In Liqo, we define peering a unidirectional resource and service consumption relationship between two Kubernetes clusters, with one cluster (i.e., the consumer) granted the capability to offload tasks to a remote cluster (i.e., the provider), but not vice versa. In this case, we say that the consumer establishes an outgoing peering towards the provider, which in turn is subjected to an incoming peering from the consumer.
This configuration allows for maximum flexibility in asymmetric setups, while transparently supporting bidirectional peerings through their combination. Additionally, the same cluster can play the role of provider and consumer in multiple peerings.
Overall, the establishment of a peering relationship between two clusters involves four main tasks:
Authentication: each cluster, once properly authenticated through pre-shared tokens, obtains a valid identity to interact with the other cluster (i.e., its Kubernetes API server). This identity, granted only limited permissions concerning Liqo-related resources, is then leveraged to negotiate the necessary parameters, as well as during the offloading process.
Parameters negotiation: the two clusters exchange the set of parameters required to complete the peering establishment, including the amount of resources shared with the consumer cluster, the information concerning the setup of the network VPN tunnel, and more. The process is completely automatic and requires no user intervention.
Virtual node setup: the consumer cluster creates a new virtual node abstracting the resources shared by the provider cluster. This transparently enables the task offloading process detailed in the offloading section, and it is completely compliant with standard Kubernetes practice (i.e., it requires no API modifications for application deployment and exposition).

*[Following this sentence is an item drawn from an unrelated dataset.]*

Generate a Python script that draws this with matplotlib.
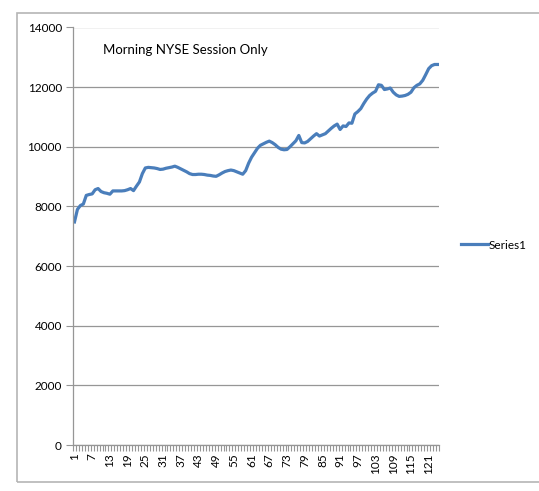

Network fabric setup: the two clusters configure their network fabric and establish a secure cross-cluster VPN tunnel, according to the parameters negotiated in the previous phase (endpoints, security keys, address remappings, …). Essentially, this enables pods hosted by the local cluster to seamlessly communicate with the pods offloaded to a remote cluster, regardless of the underlying CNI plugin and configuration. Additional details are presented in the network fabric section.
Liqo supports two non-mutually exclusive peering approaches (i.e., the same cluster can leverage a different approach for different remote clusters), respectively referred to as out-of-band control plane and in-band control plane. The following sections briefly overview the differences among them, outlining the respective trade-offs. Additional in-depth details about the networking requirements are presented in the installation requirements section, while the usage section describes the operational commands to establish both types of peering.
Out-of-band control plane
The standard peering approach is referred to as out-of-band control plane, since the Liqo control plane traffic (i.e., including both the initial authentication process and the communication with the remote Kubernetes API server) flows outside the VPN tunnel interconnecting the two clusters (still, TLS is used to ensure secure communications). Indeed, this tunnel is dynamically started in a later stage of the peering process, and it is leveraged only for cross-cluster pods traffic.
The single cross-cluster traffic flow required by this approach is schematized at a high level in the figure below (agnostic from how services are exposed, which is presented in the dedicated installation requirements section).
Overall, the out-of-band control plane approach:
Supports clusters under the control of different administrative domains, as each party interacts only with its own cluster: the provider retrieves an authentication token that is subsequently shared with and leveraged by the consumer to start the peering process.
Is characterized by high dynamism, as upon parameters modifications (e.g., concerning VPN setup) the negotiation process ensures synchronization between clusters and the peering automatically re-converges to a stable status.
Requires each cluster to expose three different endpoints (i.e., the Liqo authentication service, the Liqo VPN endpoint and the Kubernetes API server), making them accessible from the pods running in the remote cluster.
In-band control plane
The alternative peering approach is referred to as in-band control plane, since the Liqo control plane traffic flows inside the VPN tunnel interconnecting the two clusters. In this case, the tunnel is statically established at the beginning of the peering process (i.e., part of the negotiation process is carried out directly by the Liqo CLI tool), and it is leveraged from that moment on for all inter-cluster traffic. The three different cross-cluster traffic flows required by this approach are schematized at a high level in figure below (agnostic from how services are exposed, which is presented in the dedicated installation requirements section).
Overall, the in-band control plane approach:
Requires the administrator starting the peering process to have access to both clusters (although with limited permissions), as the network parameters negotiation is performed through the Liqo CLI tool (which interacts at the same time with both clusters). The remainder of the peering process, instead, is completed as usual, although the entire communication flows inside the VPN tunnel.
Statically configures the cross-cluster VPN tunnel at peering establishment time, hence requiring manual intervention in case of configuration changes causing connectivity loss.
Relaxes the connectivity requirements, as only the Liqo VPN endpoint needs to be reachable from the pods running in the remote cluster. Specifically, the Kubernetes API service is not required to be exposed outside the cluster.